The season started off in the spring with bear season and I was able to help my best friend Chris harvest a nice black bear, his first, which also happened to be his first ever bow kill. I then managed to follow this up by harvesting a very nice Pope and Young brown colored bear on May Long weekend. After bear season ended we submitted our draw applications with high hopes for several tags this fall.

I then proceeded to make my second trip to South Africa where I was looking to take a few animals that I hadn’t been able to harvest on my first safari. I had a great trip with a good friend and we harvested some amazing trophies. I was lucky enough to harvest a very beautiful serval, a gorgeous nyala to complete my spiral horn slam and a heavy horned springbok. We also managed to get in a day of fishing for Tiger fish which was something that I have wanted to do for years.

Upon returning to Alberta I learned that I had drawn a cow moose tag for Camp Wainwright in December and my wife and best friend Chris had both drawn muley buck tags for eastern Alberta. My good friend Mike had also drawn an archery antelope tag. We were all very excited for mule deer season as it had been a very easy winter where we hunt and we were seeing a ton of great deer before the season started.

The season started off great with Mike filling his antelope tag on opening weekend and then shooting one of our target mule deer with his bow the following weekend. I then managed to shoot a very cool old, heavy non-typical mule deer that I had almost shoot in 2015. After harvesting our second archery mule deer we shifted our focus to elk. I took another good friend out for a weekend up to northern Alberta and we managed to take a nice 5 point bull elk. From there I had to spend some time working in our mule deer area where I was doing some waterfowl hunting. The season was great for ducks and geese and I was able to keep scouting for mule deer with more good deer showing up every day it seemed like.

On Halloween my wife and I headed up to muley camp with my friend Chris planning to meet us later that evening, the forecast was calling for freezing rain, snow and cold temperatures. Chris finally made it to camp at 4:30am after what is

normally a 4 hour drive turning into 7.5. After sleeping for only a couple of hours we were up and heading to a coulee where we had 3 target bucks living. 15 minutes after legal light Chris connected on a deer we called Hedge which ended up grossing 189 7/8”. We took pictures and carried on hunting at 2:30pm that afternoon while chasing a very nice 4x4 with my wife we spotted another giant that I had only seen once and named Jim, because he had one main beam that was extremely long. After a run of close to 400 yards we were able to get setup on this deer where Carole made a great shot at 358yds to put another giant down, her buck ending up grossing 189 3/8”.

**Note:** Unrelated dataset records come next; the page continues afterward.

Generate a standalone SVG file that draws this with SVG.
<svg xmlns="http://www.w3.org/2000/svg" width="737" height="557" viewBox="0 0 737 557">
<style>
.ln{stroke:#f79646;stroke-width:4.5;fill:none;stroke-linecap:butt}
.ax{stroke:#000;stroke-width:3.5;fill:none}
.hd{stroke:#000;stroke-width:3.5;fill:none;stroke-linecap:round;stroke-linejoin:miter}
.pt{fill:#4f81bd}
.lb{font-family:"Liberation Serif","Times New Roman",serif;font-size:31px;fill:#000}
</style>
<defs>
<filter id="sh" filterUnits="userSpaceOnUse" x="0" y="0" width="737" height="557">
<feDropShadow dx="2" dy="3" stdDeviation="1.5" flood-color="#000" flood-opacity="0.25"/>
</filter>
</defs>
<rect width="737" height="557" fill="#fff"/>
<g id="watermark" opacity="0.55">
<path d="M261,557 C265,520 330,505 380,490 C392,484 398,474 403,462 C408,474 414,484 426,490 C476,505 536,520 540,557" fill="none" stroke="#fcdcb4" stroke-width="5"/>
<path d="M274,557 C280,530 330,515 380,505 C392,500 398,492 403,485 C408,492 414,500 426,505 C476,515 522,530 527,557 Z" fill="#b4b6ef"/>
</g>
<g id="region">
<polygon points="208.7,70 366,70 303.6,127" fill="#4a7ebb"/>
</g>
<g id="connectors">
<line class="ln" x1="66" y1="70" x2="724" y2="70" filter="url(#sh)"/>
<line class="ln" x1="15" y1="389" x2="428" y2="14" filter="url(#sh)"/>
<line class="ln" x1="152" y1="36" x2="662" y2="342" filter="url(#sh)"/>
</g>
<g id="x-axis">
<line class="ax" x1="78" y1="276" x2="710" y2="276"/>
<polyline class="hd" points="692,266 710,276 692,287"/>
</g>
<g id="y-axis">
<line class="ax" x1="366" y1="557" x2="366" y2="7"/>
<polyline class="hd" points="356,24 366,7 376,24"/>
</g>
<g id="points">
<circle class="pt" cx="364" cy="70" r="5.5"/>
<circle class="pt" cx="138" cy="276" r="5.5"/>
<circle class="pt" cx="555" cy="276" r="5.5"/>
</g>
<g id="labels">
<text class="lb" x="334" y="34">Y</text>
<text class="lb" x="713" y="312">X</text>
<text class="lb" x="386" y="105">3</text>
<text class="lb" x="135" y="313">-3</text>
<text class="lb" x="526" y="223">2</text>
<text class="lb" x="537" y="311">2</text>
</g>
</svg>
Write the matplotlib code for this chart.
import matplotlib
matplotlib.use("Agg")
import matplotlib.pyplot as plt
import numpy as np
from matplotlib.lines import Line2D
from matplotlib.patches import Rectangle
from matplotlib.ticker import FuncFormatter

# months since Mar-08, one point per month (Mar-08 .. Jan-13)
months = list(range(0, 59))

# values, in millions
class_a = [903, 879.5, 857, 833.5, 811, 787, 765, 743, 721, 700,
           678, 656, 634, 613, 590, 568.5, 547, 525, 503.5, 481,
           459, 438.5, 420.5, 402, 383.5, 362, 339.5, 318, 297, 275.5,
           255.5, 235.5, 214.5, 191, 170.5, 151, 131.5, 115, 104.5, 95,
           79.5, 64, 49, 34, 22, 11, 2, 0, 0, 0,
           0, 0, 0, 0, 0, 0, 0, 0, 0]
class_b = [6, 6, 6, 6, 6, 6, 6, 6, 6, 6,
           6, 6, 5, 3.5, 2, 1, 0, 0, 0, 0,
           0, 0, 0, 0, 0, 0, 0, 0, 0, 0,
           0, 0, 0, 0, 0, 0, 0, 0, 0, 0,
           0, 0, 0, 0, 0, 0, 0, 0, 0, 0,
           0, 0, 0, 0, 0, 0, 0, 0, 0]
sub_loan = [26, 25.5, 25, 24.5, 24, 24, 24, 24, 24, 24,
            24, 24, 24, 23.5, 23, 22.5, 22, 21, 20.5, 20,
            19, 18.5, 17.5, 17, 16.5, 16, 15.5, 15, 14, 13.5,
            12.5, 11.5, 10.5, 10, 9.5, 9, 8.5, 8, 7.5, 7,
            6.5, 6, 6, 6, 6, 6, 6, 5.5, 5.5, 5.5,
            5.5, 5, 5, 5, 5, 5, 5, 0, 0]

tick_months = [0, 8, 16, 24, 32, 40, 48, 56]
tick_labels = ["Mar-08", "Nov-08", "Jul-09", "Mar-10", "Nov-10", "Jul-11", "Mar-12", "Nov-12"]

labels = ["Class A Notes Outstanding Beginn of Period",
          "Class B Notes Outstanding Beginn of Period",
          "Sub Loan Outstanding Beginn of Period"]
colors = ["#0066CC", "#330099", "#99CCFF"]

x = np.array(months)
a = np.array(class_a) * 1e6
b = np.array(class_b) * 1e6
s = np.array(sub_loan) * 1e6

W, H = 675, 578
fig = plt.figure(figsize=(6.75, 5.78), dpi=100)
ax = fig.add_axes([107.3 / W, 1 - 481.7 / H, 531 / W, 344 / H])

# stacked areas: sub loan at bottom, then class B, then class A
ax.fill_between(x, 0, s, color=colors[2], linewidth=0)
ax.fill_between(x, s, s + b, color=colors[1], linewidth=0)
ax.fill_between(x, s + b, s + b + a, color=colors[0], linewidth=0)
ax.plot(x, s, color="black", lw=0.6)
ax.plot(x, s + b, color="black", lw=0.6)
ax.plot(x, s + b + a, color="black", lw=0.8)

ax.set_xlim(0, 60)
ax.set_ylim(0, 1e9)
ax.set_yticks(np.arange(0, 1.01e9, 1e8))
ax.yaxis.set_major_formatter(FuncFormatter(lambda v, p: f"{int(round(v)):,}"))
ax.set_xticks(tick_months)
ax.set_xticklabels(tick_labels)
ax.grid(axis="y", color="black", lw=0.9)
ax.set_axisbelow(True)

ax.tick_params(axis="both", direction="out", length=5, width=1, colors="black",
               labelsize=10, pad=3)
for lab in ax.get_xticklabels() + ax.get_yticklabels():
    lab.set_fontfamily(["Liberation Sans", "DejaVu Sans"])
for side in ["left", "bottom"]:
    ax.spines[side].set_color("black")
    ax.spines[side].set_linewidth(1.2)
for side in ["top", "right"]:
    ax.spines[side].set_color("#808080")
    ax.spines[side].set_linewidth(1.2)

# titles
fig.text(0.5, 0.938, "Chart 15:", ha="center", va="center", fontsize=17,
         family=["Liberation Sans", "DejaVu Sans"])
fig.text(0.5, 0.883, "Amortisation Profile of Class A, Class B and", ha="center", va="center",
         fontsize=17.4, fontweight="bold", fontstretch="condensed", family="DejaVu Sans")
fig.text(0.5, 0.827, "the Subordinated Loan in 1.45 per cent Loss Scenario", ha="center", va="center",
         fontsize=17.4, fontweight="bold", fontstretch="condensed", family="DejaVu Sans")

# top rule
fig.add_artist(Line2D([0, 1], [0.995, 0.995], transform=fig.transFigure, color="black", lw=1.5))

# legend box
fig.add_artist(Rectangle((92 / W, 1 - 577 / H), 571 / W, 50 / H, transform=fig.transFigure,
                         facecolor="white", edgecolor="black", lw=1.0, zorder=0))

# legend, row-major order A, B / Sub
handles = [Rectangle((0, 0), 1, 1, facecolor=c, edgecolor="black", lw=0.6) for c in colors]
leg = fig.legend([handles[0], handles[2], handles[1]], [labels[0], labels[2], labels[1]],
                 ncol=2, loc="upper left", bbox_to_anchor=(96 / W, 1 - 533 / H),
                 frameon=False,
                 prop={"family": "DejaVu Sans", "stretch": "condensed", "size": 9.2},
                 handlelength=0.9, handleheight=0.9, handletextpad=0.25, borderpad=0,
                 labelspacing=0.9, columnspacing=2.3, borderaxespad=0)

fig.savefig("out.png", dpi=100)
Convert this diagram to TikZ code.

After taking 2 beautiful mule deer on opening day the season had to slow down right?? Well on Nov 9 I managed to take a very big bodied whitetail buck that ended up scoring 156”. On November 29th Carole and I went out for one last whitetail hunt and she managed to take a great management buck.

The season was not quite over however as I still had a cow moose tag as well as having a cousin and friend with bull moose tags for the last season in Camp Wainwright. The weather conditions were tough as all the snow had melted and frozen turning the trails and clearings into skating rinks, the wind would pick up in the afternoons and the temperatures were well above zero. Moose movement was very slow due to the warm temperatures, but my cousin Curtis managed to take a bull on opening morning, I took a cow in the afternoon on opening day as well. We also had some deer tags and took a whitetail doe and nice mule deer in the following days. On our last day of hunting my friend Terry managed to take a very good meat bull about 10 minutes after legal light.

With a year like this I don’t know how we can top it in 2018, I should get a trophy antelope tag as well as an antlered mule deer draw. So I guess we shall see. On to scouting and shed hunting to get ready for next year.